Our Macs process a lot of numbers, some whole numbers (integers), but a great many are now floating-point. Old computer systems, for example, used to refer to locations on the display using a pair of integers like (234, 567), which might refer to the pixel 234 units across the display and 567 down from the top (or up from the bottom, according to convention). These days, display coordinates are a pair of floating-point numbers like (0.234, 0.567) which can then be scaled automatically to a point on any physical display, whatever its resolution.
These pairs of numbers also form vectors – one-dimensional arrays of numbers. Short vectors are commonplace: when working in 3D graphics, coordinates come in a triple (x, y, z), and can be extended to include alpha or transparency bringing their length up to 4 as in (x, y, z, ɑ). Rather than performing calculations on each number individually in that vector of length 4, it’s usually far quicker to work with all four at once, using what’s termed vector processing.
With a little careful design, these short vectors can use special units in a core which perform the same instructions on each number in the vector in parallel, what’s known as Single Instruction, Multiple Data (SIMD) processing. Let’s consider a vector representing the three coordinates of a point in 3D, which needs to be transformed by multiplying each number by a factor and adding another value, to give the result. In ordinary code, that could be performed by iterating through the three numbers in turn, requiring a total of three multiplications and three additions for every coordinate.
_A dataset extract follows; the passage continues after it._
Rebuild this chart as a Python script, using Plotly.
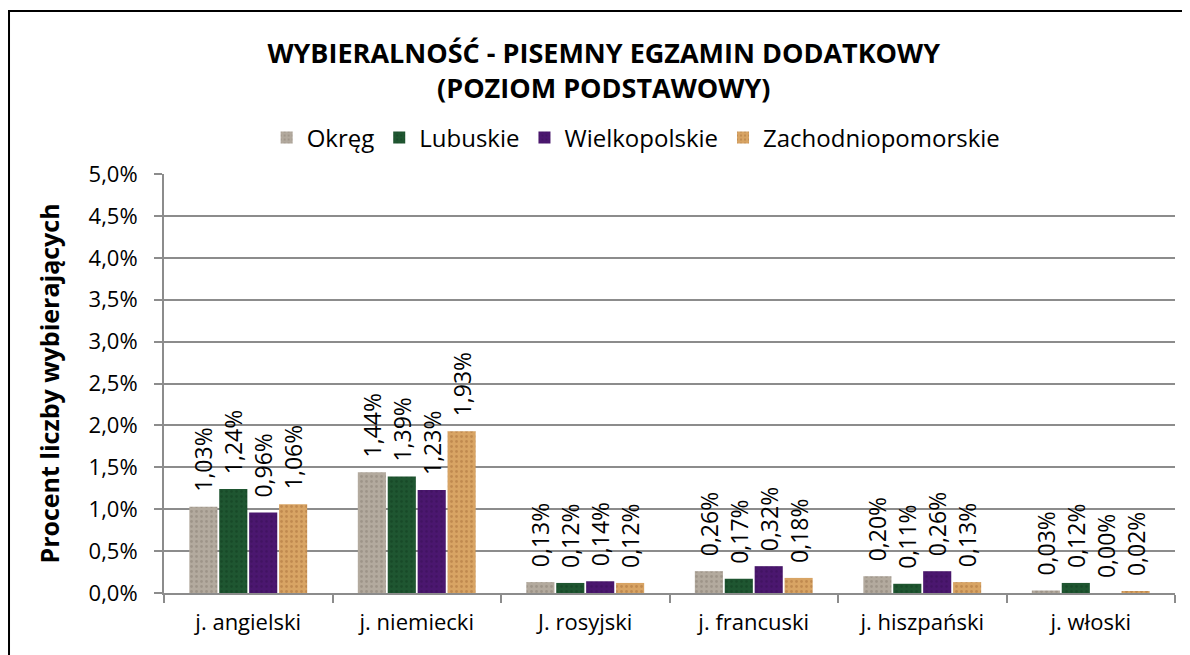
import plotly.graph_objects as go

categories = ["j. angielski", "j. niemiecki", "J. rosyjski", "j. francuski", "j. hiszpański", "j. włoski"]
okreg = [0.0103, 0.0144, 0.0013, 0.0026, 0.0020, 0.0003]
lubuskie = [0.0124, 0.0139, 0.0012, 0.0017, 0.0011, 0.0012]
wielkopolskie = [0.0096, 0.0123, 0.0014, 0.0032, 0.0026, 0.0000]
zachodniopomorskie = [0.0106, 0.0193, 0.0012, 0.0018, 0.0013, 0.0002]

series = [
    ("Okręg", okreg, "#b3aa9e", "#8a8074"),
    ("Lubuskie", lubuskie, "#1f5631", "#123d20"),
    ("Wielkopolskie", wielkopolskie, "#4b176f", "#3a0f58"),
    ("Zachodniopomorskie", zachodniopomorskie, "#d8a464", "#a8703a"),
]

font = "Open Sans, Noto Sans, sans-serif"

fig = go.Figure()
for name, vals, col, dark in series:
    fig.add_trace(go.Bar(
        x=categories, y=vals, name=name,
        marker=dict(color=col, line=dict(width=0),
                    pattern=dict(shape=".", fgcolor=dark, size=5, solidity=0.25)),
        texttemplate="\u00a0\u00a0%{y:.2%}", textposition="outside", textangle=-90,
        constraintext="none",
        textfont=dict(size=23, color="black", family=font),
        cliponaxis=False,
    ))

# page body has an 8px margin, so the figure is made 8px smaller
fig.update_layout(
    width=1182, height=647,
    margin=dict(l=156, r=15, t=166, b=62),
    paper_bgcolor="white", plot_bgcolor="white",
    separators=", ",
    barmode="group", bargap=0.29, bargroupgap=0.06,
    font=dict(family=font, size=22, color="black"),
    title=dict(text="<b>WYBIERALNOŚĆ - PISEMNY EGZAMIN DODATKOWY<br>(POZIOM PODSTAWOWY)</b>",
               x=0.504, xref="container", xanchor="center",
               yref="container", y=0.915, yanchor="top",
               font=dict(size=27, family=font, color="black")),
    legend=dict(orientation="h", x=0.467, xanchor="center", y=1.086, yanchor="middle",
                font=dict(size=24, family=font), itemwidth=30, traceorder="normal",
                bgcolor="rgba(0,0,0,0)"),
    showlegend=True,
)

fig.update_yaxes(
    range=[0, 0.05], dtick=0.005, tickformat=".1%",
    showgrid=True, gridcolor="#8c8c8c", gridwidth=2,
    showline=True, linecolor="#8c8c8c", linewidth=2,
    ticks="outside", ticklen=8, tickcolor="#8c8c8c", tickwidth=2,
    tickfont=dict(size=22), ticklabelstandoff=12, zeroline=False,
    title=dict(text="<b>Procent liczby wybierających</b>", font=dict(size=25), standoff=22),
)
fig.update_xaxes(
    showline=True, linecolor="#8c8c8c", linewidth=2,
    ticks="outside", tickson="boundaries", ticklen=8, tickcolor="#8c8c8c", tickwidth=2,
    tickfont=dict(size=22), ticklabelstandoff=9, showgrid=False,
)

# outer chart frame
fig.add_shape(type="rect", xref="paper", yref="paper",
              x0=-0.1533, x1=1.05, y0=-0.25, y1=1.389,
              line=dict(color="black", width=2), layer="below")

fig.write_html("out.html")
What if you designed a vector processing unit which took all three numbers and did the same on each at the same time? Instead of iterating three times to scale and shift each coordinate, the core would then be able to perform those operations in parallel. That’s just what Intel, ARM and others have done.
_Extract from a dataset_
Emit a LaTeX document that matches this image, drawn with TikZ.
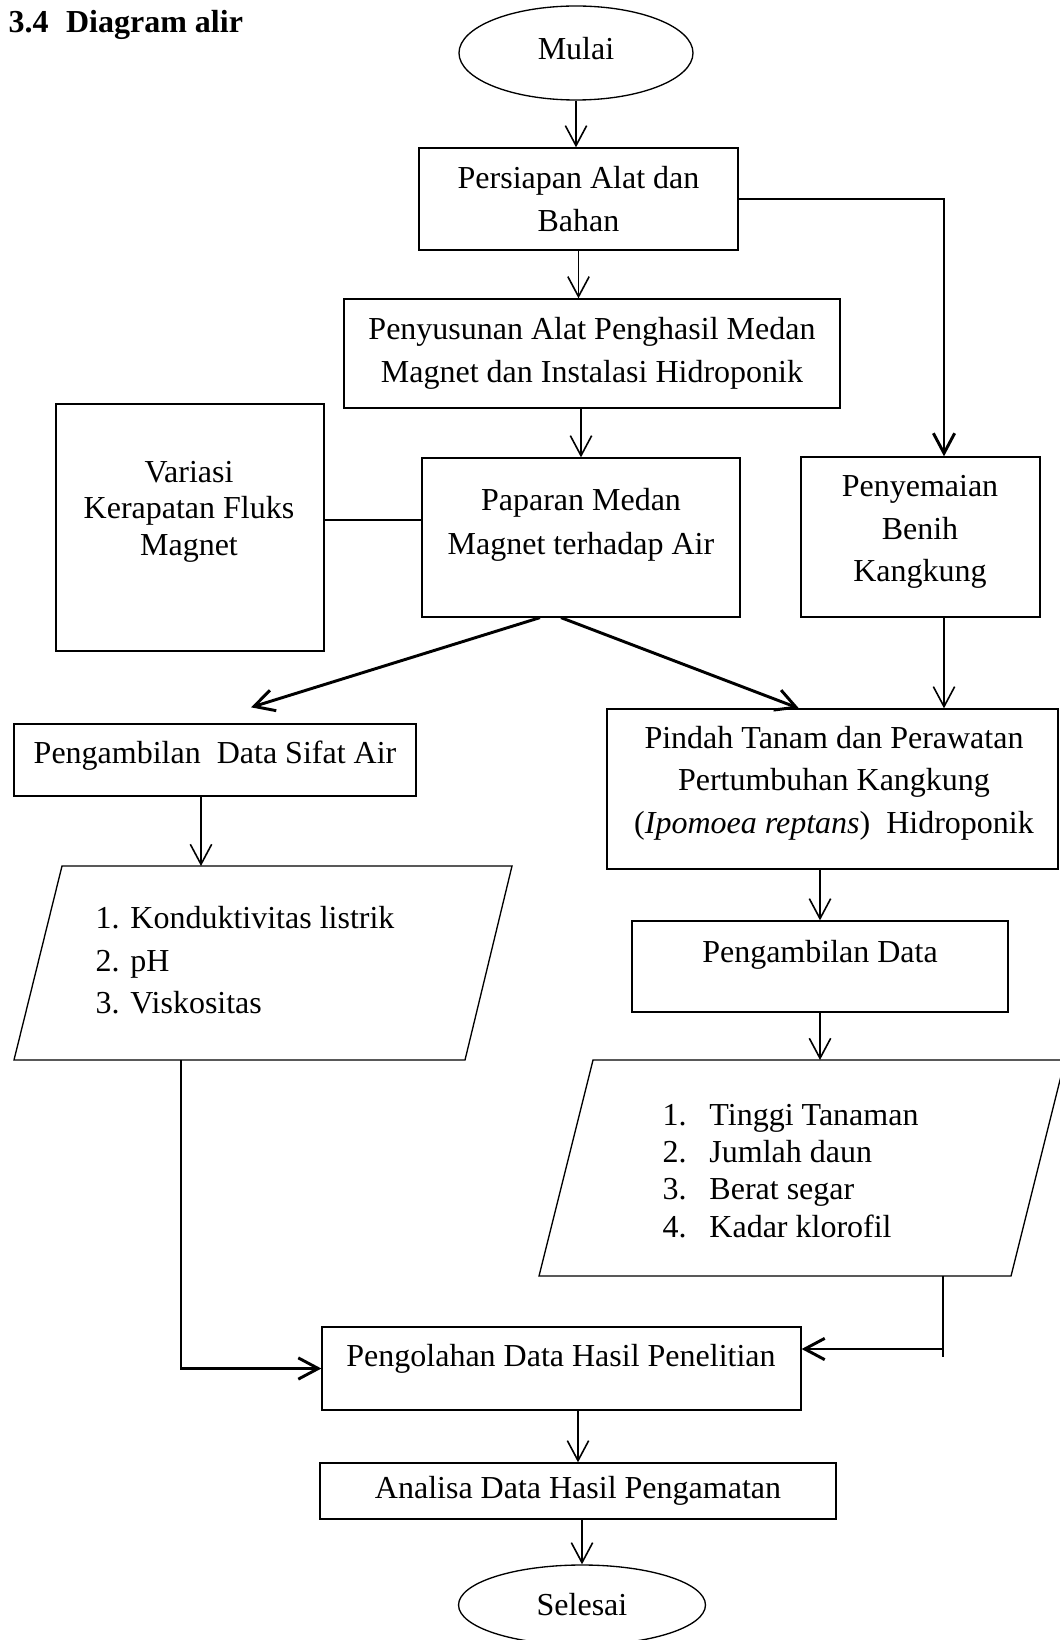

Intel processors introduced in 2008, with the Sandy Bridge chipset, brought Advanced Vector Instructions, AVX, which does exactly that, and owe their origins to the Streaming SIMD Extensions (SSE) in the Pentium III back in 1999. They have since been enhanced in AVX2, from Haswell onwards, which in this case would allow them to perform multiply and add operations at the same time too, bringing further speed improvements and greater accuracy.
ARM processors are just as sophisticated, in what’s termed NEON. The cores in M1 series chips each have their own units for performing floating-point and NEON SIMD operations. For example, code might load one 128-bit register with four 32-bit floating-point numbers, or integers, and then execute fused multiply and add instructions on them. What would have required four separate multiplications and four additions now takes just a single instruction, resulting in a substantial acceleration achieved by vector processing.
Normally, though, code written in a high-level language like Objective-C or Swift doesn’t make use of Intel or ARM vector processing at all. There are two good ways that it can: by calling special optimised code, perhaps written in assembly language, or using Apple’s Accelerate maths functions, which in turn call code which is optimised for the processor being used.
Also included in the M1 series chips is an undocumented set of matrix maths extensions, known unofficially as AMX2. Those cater for two-dimensional arrays of numbers, matrices, which can readily become too big to handle efficiently using NEON, and for longer vectors. Other processing units within the M1, including the Neural Engine and GPU, can also offer powerful support for specific types of mathematical calculations involving vectors and matrices. The only way that those can be accessed is through the Accelerate library, and in some cases in Metal calls.
Some third-party code implements its own vector and matrix processing. Because that’s limited, compared to that available in the Accelerate libraries, it can result in relatively poor performance when ported to ARM code. There are also problems in running some accelerated Intel code using Rosetta 2: because Intel vector processing extensions are so complex, AVX and later vector instructions can’t be translated into ARM code at all.
An app which makes good use of Accelerate should therefore show significant improvement in performance when run on an M1 series Mac. Others which rely on their own solutions may show no acceleration at all, and in some cases could actually run slower. Pick your benchmarks carefully.